I would agree with the comment that this set up leaves the government
taking big strategic decisions, like what the target should be. But
CBI as defined in the UK still has two major advantages over the
pre-1997 alternative
-
party political motives for changing interest rates are ruled out. I know such motives influenced at least the timing of rate changes before 1997. (How do I know - same answer as before.)
-
it forces governments to be explicit about their goals, and the relative priorities among these. I personally believe this has an important role in conditioning (but not determining) expectations, which is very useful. (Yes you can call me a New Keynesian for this reason.)
You could add time inconsistency and credibility issues in there as
well if you like. (Giving this to secondary importance perhaps makes
me less of a New Keynesian.)
Are there any negatives to set against this? One argument you often
hear is that CBI is anti-democratic, but I really think this is just
nonsense in the UK context. Government delegates technical decisions
all the time, and as long as there is strong accountability (which in
the UK there is), the right people are on the MPC and they are truly
independent (from government or the financial sector) this works
well. When governments only face elections every 5 years and
elections are won or lost over a whole range of issues, quite why a
Chancellor deciding when to change rates following secret advice is
more democratic is unclear. It also improves democracy because, as Chris points out, the Chancellor is not held to account for the technical mistakes of his advisors.

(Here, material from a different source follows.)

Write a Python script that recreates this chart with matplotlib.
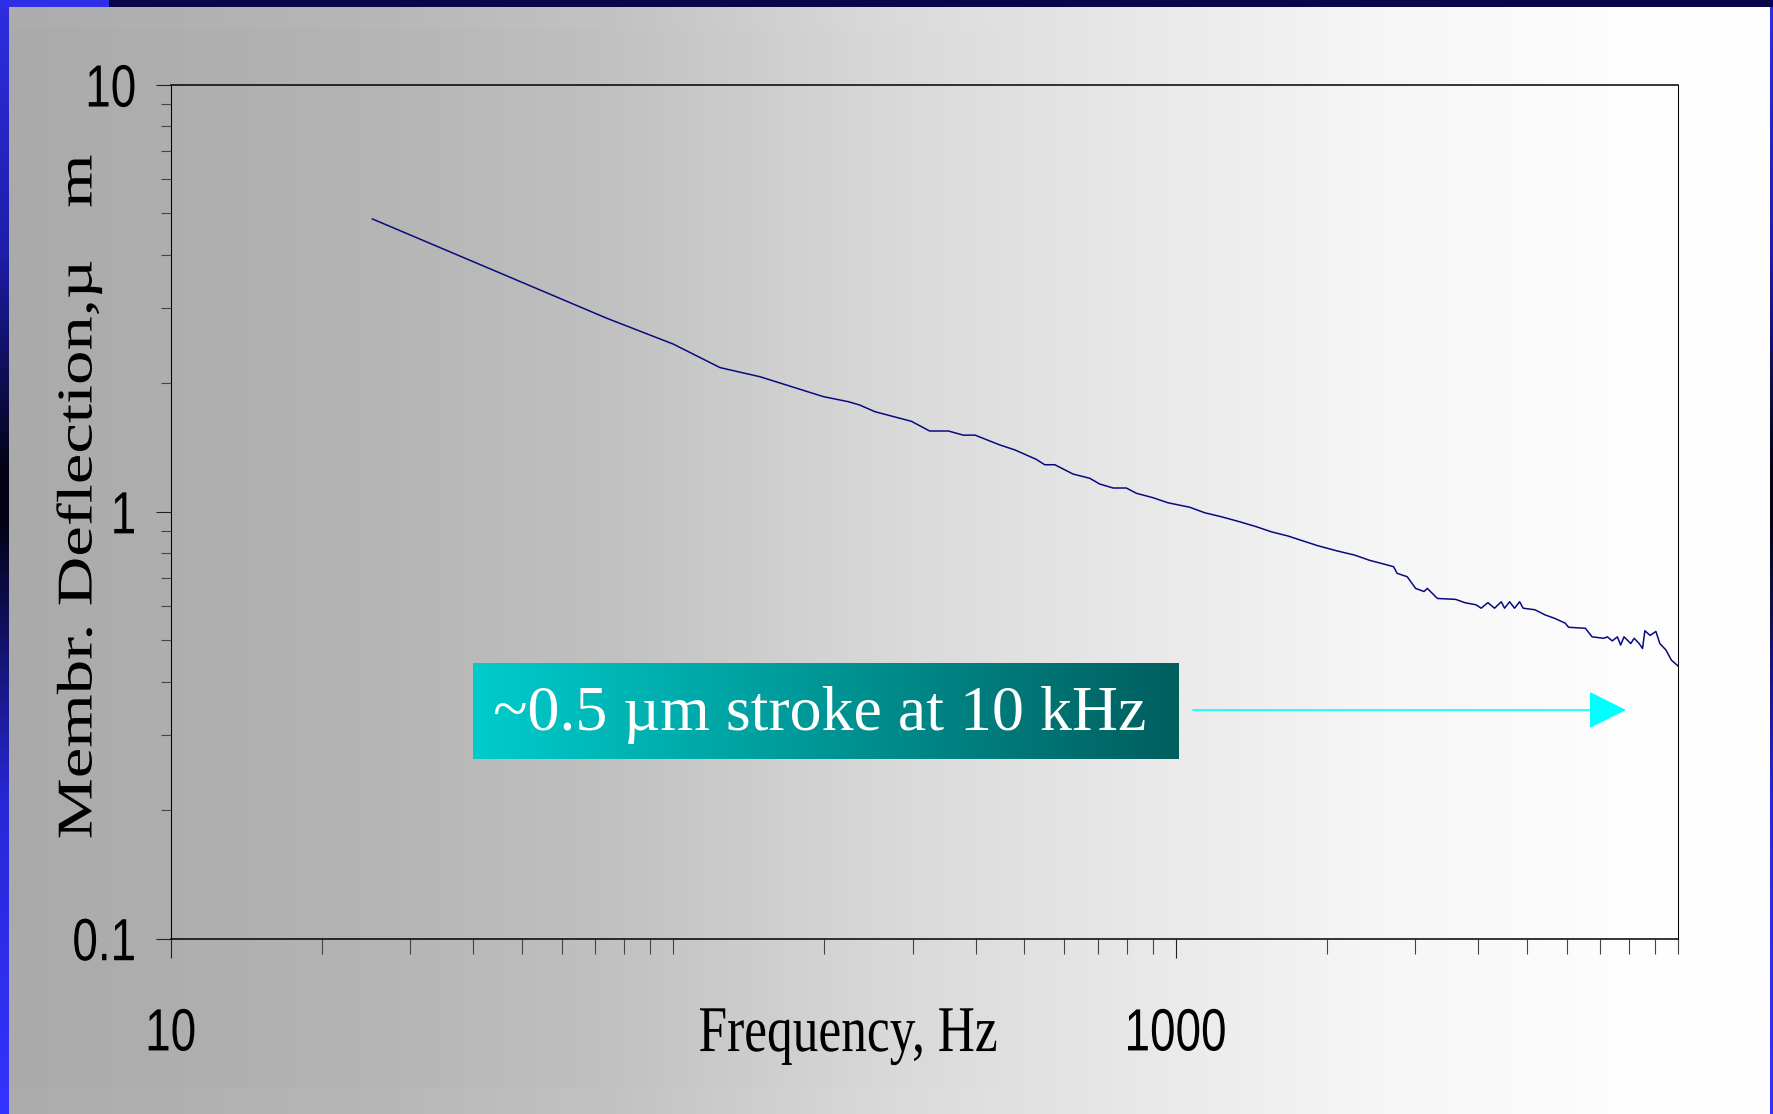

A more important argument against CBI is that it makes money financed
fiscal expansion much more difficult. A government that is obsessed
by the size of its deficit might not undertake a bond financed fiscal
expansion when a fiscal expansion is needed. It might have undertaken
a money financed fiscal expansion, but CBI prevents it doing this
because the central bank controls money creation. However this
problem can be easily avoided by (a) taking a more sensible view of
government deficits and debt, as MMT would also advocate, or (b)
allowing helicopter money.
It is (a) that makes the debate over Corbyn’s QE particularly
ironic. A National Investment Bank can be set up perfectly well based
on borrowing from the market, and you can ensure it gets the funds it
needs by a government guarantee. The only reason you would avoid trying
to do that is because the NIB debt would count as part of the
government’s deficit, and you were worried about the size of the
deficit. The last people who should be worried in this way are
followers of MMT.
Scott Fullwiler has an elaborate
discussion
of why Corbyn’s QE does not interfere with CBI, but concludes: “As
such, government guaranteed debt of the NIB would be effectively the
same thing as plain vanilla deficits, which as shown above is not
different in a macroeconomically significant way from Overt Monetary
Financing of Government via People's QE.” Which begs the question,
why not go with plain vanilla deficits to fund the NIB. If it is
because you are worried about the political costs of higher deficits,
that will be as nothing compared to the political costs of
instructing the Bank to finance a NIB.
So
where does this apparent antagonism for CBI come from? Perhaps it
comes from a tendency of some from the mainstream to make too much of
CBI. To imply that the more independent a central bank is the better,
regardless of who determines goals, whether there is accountability
and who makes the decisions. Proof that independence is not all that
matters is provided by the ECB. But we should not let the bad drive
out the good. If Labour abandons the innovations made by Brown and
Balls, I think it will be a classic example of the triumph of
ideology over both good economics and self interest.